Wow, that’s pretty violent. Excuse me! Bore is just a proxy I wrote on a train ride home, and I’m making it public for its own sake. I’d honestly rather you not make intimidating suggestions towards threats like this.
It's not useful to bury your head in the sand and write it off as an intimidating suggestion. Take a look at the Tor relay operations faq [1].
> Has anyone ever been sued or prosecuted for running Tor?
> Although we are not aware of an individual being sued, prosecuted, or convicted for running a Tor relay, law enforcement in the United States and other countries has occasionally mistakenly investigated individuals running a Tor relay. We believe that running a Tor relay, including an exit relay that allows people to anonymously send and receive traffic, is legal under U.S. law. Law enforcement, however, often misunderstands how Tor works and has occasionally attributed illegal traffic on the network as originating from a Tor exit relay. This has resulted in police suspecting Tor relay operators of crimes and sometimes seizing computer equipment, including Tor relays. For example, in 2016 Seattle police mistakenly raided the home of a privacy activist operating a Tor exit relay. And Russian authorities wrongfully arrested math instructor and Tor relay operator Dmitry Bogatov, though they later cleared him of charges.
This isn't a threat, this is a warning to be careful about how police and investigators operate with little knowledge of how the internet actually works. If someone were hosting a web server with child porn tunneled through your bore.pub service the authorities would only see bore.pub IPs in traffic logs, and they would definitely contact the DNS and IP block owner to figure exactly who runs that bore.pub server (you) and get a warrant to seize their computers.
It can be used as an anonymous reverse proxy, meaning it could be used to host malicious or illegal files on a malicious users computer, while making it more difficult to trace back to them. Any complaints will have the service IP address rather than the malicious users, meaning the server host is the first person the feds will be questioning during an investigation. And when I say questioning, I mean potentially publicly arresting the host for child porn or similar, destroying their life (despite being innocent), or holing the hosts computer equipment as evidence for months / years as part of the crime, even with irrefutable proof of innocence on behalf of the host.
On the things not to host, a public variant of this would be at the top of my list, right next to tor exit nodes.
don't do that, since crypto mining exist let people access to your machine means they gonna make you mine monero, that's what happens to kill public Unix systems, tradition who start in the early 80s.
but i probably use this to test mobile-web, sometime web APIs, like cameras doesn't work consistently between chrome pc and chrome android for example, let you test this solution in real hardware Without need to deploy.

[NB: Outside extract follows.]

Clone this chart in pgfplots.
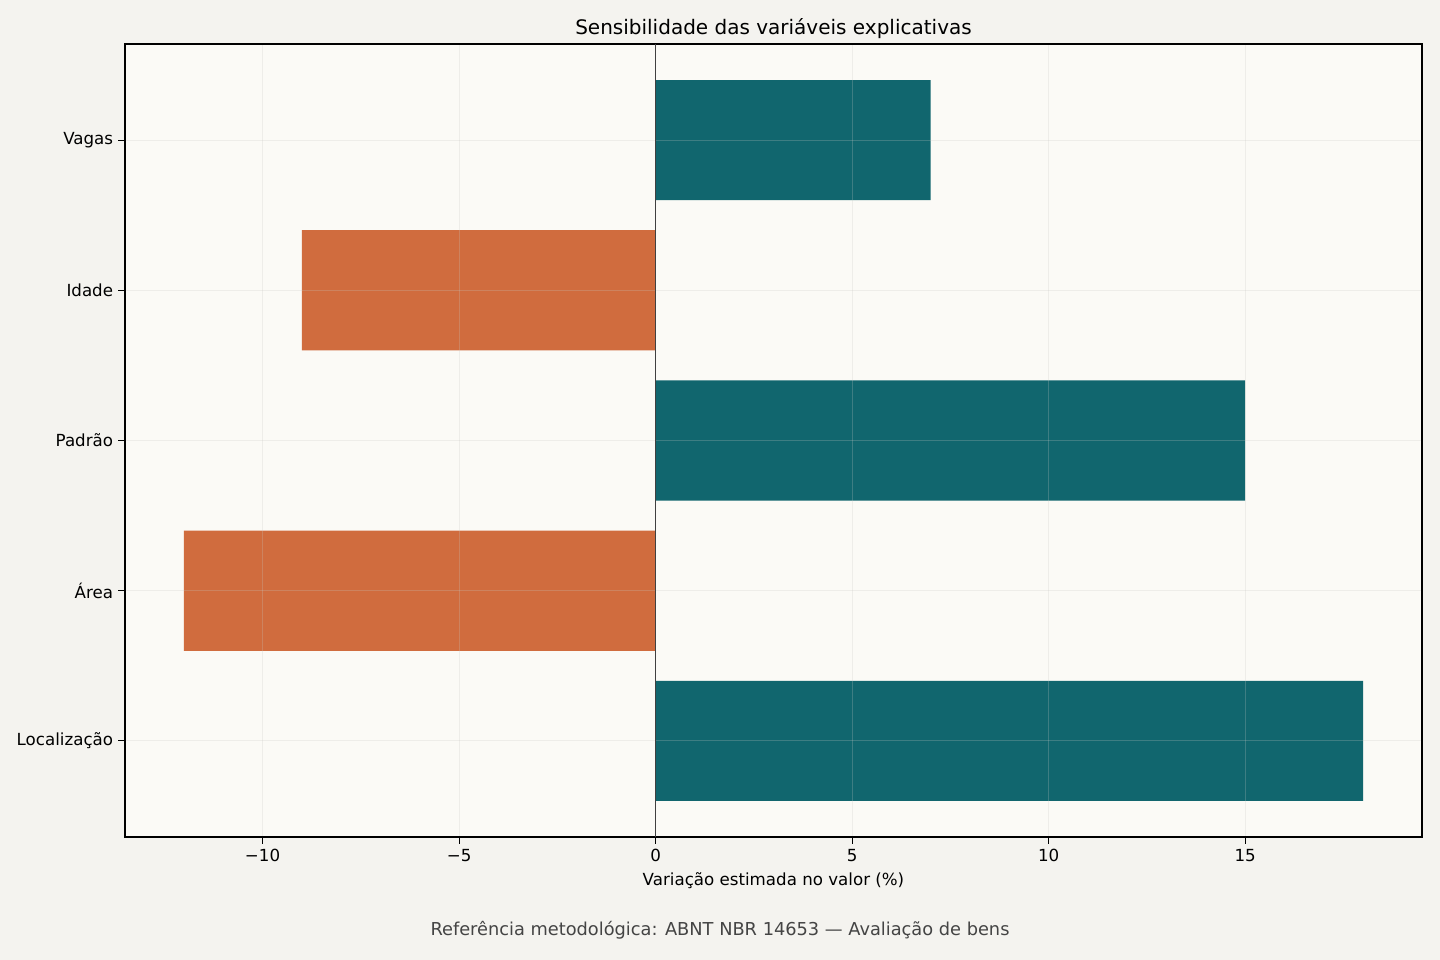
\documentclass[border=0pt]{standalone}
\usepackage{pgfplots}
\pgfplotsset{compat=1.18}
\usepackage{fontspec}
\setmainfont{DejaVu Sans}
\definecolor{figbg}{RGB}{244,243,239}
\definecolor{axbg}{RGB}{251,250,246}
\definecolor{tealbar}{RGB}{17,102,110}
\definecolor{orangebar}{RGB}{208,108,62}
\definecolor{footgray}{RGB}{68,68,68}
\definecolor{gridc}{RGB}{200,200,195}
\begin{document}
\begin{tikzpicture}[x=1pt,y=1pt]
\path[fill=figbg,use as bounding box] (0,0) rectangle (1036.8,691.2);
\begin{axis}[
  at={(90pt,88.56pt)}, anchor=south west,
  scale only axis, width=933.84pt, height=570.96pt,
  xmin=-13.5, xmax=19.5, ymin=-0.64, ymax=4.64,
  axis background/.style={fill=axbg},
  axis line style={black, line width=0.8pt},
  xbar, bar width=0.8, bar shift=0pt,
  xtick={-10,-5,0,5,10,15},
  xticklabels={−10,−5,0,5,10,15},
  ytick={0,1,2,3,4},
  yticklabels={Localização,Área,Padrão,Idade,Vagas},
  tick align=outside, major tick length=4.9pt,
  tick style={black, line width=0.8pt},
  xtick pos=bottom, ytick pos=left,
  ticklabel style={font=\fontsize{12}{14}\selectfont},
  xticklabel style={inner sep=0pt, yshift=-3.5pt},
  yticklabel style={inner sep=0pt, xshift=-3.5pt},
  grid=major,
  major grid style={draw=gridc, opacity=0.25, line width=0.7pt},
  axis on top,
  /pgf/number format/assume math mode=true,
]
\addplot[fill=tealbar, draw=none] coordinates {(18,0) (15,2) (7,4)};
\addplot[fill=orangebar, draw=none] coordinates {(-12,1) (-9,3)};
\coordinate (z0) at (axis cs:0,-0.64);
\coordinate (z1) at (axis cs:0,4.64);
\end{axis}
\draw[color=black!75, line width=1.3pt] (z0) -- (z1);
\node[anchor=base, font=\fontsize{14.4}{16}\selectfont] at (556.9, 666.7) {Sensibilidade das variáveis explicativas};
\node[anchor=base, font=\fontsize{12}{14}\selectfont] at (556.9, 53.3) {Variação estimada no valor (\%)};
\node[anchor=base, font=\fontsize{12.8}{14}\selectfont, text=footgray] at (518.4, 17.3) {Referência metodológica: ABNT NBR 14653 — Avaliação de bens};
\end{tikzpicture}
\end{document}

I hope this service will continue to be available, however it looks to me as if this service is very easily abused (e.g. by spreading illegal content). But even if it just gets popular there are bandwidth costs which may run high quickly, if you have a few 100 heavy users.
If the author is here:
- How much of a concern is this for you?
- Do you have plans to offset the bandwidth fees?
- The backend is a single host, right? When would you need to scale this?